Once you do find the offending object, it can also be very difficult
to remove that object (especially in a crowded area) without clobbering
a nearby scenery object, even the path tile itself, by mistake.
A much easier fix is to pay attention
to where the guests are when they're complaining, then simply replace
the path tiles at all four-way intersections within that vicinity.
Choose the appropriate style from the path construction palette,
then click on the offending tile to replace it. As long as
you replace the tile with one of the same style, this won't cost
you any money. Replacing a path tile automatically removes
any objects on it, whether or not they're hidden by a four-way intersection.

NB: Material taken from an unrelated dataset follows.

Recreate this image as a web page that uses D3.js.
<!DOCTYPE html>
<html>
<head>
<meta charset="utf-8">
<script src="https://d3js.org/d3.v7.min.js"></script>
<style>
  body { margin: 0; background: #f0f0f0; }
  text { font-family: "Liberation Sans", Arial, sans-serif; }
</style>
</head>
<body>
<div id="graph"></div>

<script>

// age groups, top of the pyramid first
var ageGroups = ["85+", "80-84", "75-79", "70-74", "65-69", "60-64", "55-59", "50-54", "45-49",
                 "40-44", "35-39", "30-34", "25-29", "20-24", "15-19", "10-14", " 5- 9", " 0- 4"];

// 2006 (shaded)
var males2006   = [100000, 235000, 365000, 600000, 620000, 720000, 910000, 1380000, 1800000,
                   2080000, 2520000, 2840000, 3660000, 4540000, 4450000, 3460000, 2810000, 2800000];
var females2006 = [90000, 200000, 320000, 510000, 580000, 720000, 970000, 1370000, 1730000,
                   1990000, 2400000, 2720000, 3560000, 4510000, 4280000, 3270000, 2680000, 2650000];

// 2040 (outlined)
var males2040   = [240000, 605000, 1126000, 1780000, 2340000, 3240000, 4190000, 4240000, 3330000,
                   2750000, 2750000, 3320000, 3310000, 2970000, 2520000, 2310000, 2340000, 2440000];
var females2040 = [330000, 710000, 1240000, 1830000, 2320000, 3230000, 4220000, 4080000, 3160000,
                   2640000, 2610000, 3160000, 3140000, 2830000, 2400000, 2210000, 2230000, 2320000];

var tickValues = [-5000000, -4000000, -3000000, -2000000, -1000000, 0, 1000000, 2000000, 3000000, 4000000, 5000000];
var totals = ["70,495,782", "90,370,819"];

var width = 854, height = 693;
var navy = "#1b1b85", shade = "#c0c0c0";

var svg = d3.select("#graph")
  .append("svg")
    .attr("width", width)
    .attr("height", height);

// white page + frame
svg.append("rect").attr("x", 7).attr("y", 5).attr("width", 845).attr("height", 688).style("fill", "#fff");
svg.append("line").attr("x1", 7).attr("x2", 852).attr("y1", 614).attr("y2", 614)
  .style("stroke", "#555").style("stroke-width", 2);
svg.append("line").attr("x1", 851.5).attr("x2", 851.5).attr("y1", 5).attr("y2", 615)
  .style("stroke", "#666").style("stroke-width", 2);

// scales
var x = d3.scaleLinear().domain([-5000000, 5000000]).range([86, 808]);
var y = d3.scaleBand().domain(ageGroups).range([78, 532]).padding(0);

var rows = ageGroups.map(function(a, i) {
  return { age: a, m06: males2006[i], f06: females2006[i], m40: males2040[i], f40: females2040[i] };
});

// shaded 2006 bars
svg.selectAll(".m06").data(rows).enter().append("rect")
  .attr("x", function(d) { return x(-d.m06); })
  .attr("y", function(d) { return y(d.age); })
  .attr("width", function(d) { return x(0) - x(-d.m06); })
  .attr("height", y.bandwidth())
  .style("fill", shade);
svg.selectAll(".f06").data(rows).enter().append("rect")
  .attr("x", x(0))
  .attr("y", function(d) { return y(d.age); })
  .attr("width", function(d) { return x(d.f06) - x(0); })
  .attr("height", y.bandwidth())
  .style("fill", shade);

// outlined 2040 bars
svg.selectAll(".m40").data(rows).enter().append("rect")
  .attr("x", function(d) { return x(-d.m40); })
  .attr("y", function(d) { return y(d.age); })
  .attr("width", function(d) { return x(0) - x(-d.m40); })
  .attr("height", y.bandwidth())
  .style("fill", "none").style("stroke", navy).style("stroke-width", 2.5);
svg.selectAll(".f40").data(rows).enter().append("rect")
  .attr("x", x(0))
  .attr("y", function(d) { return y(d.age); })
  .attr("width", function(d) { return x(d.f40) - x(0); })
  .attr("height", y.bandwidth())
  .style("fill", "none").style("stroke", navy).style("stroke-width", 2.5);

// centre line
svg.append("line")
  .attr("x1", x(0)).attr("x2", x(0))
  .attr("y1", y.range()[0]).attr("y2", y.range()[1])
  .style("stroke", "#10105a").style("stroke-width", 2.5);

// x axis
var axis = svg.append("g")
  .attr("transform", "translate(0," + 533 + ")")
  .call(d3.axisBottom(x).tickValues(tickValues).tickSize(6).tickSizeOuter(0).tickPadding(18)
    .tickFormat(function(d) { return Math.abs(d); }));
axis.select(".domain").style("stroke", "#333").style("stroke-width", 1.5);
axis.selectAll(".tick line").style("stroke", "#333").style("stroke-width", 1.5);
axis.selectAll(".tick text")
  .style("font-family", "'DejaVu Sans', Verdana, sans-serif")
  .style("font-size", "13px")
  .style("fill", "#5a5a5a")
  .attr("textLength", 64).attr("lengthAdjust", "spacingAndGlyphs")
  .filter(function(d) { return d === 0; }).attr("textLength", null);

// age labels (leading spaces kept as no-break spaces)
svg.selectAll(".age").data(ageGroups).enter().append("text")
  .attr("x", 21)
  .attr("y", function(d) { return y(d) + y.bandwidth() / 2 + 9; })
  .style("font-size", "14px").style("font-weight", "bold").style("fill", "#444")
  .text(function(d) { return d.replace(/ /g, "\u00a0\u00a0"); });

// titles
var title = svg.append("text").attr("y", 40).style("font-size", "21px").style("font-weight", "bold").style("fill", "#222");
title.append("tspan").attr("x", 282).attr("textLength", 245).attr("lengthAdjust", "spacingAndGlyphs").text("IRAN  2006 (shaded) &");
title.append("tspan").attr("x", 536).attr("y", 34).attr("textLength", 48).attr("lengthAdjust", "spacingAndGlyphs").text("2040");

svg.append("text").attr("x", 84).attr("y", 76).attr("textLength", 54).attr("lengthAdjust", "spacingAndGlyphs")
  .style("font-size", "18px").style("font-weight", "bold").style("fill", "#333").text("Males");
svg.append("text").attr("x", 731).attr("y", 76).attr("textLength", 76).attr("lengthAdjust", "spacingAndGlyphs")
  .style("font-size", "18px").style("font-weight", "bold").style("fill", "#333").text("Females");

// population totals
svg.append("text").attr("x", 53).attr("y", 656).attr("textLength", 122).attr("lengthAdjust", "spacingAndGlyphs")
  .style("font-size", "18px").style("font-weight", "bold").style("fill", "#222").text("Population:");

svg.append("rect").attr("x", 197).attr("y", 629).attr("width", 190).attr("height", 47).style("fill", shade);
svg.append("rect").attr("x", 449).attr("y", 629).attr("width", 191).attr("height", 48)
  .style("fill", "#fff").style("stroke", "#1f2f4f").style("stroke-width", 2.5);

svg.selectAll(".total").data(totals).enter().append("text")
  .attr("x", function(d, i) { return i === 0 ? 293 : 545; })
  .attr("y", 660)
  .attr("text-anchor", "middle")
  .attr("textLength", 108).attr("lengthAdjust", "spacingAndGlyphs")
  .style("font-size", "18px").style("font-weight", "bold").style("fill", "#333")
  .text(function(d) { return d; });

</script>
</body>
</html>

There are exactly two ways to prevent
this problem from happening at all. The first is to pay attention
as you're building your paths, shops, and ride entrances/exits.
If you see an object on the path at the spot where your construction
would create a four-way intersection, remove the object before you
create the intersection. (Again, this can be tough to see
and do when you're working in a crowded area.). Alternatively,
if you're using the elevated path tool to connect a new path to
an existing one, build your new path right on through the intersection
so that the tile at the intersection is replaced, automatically
removing any object that may be on it.
The second is to use jumping fountains,
if they're available in the current scenario. Unlike other
objects, jumping fountains can be placed at four-way intersections
and automatically replace any other object that may already be there.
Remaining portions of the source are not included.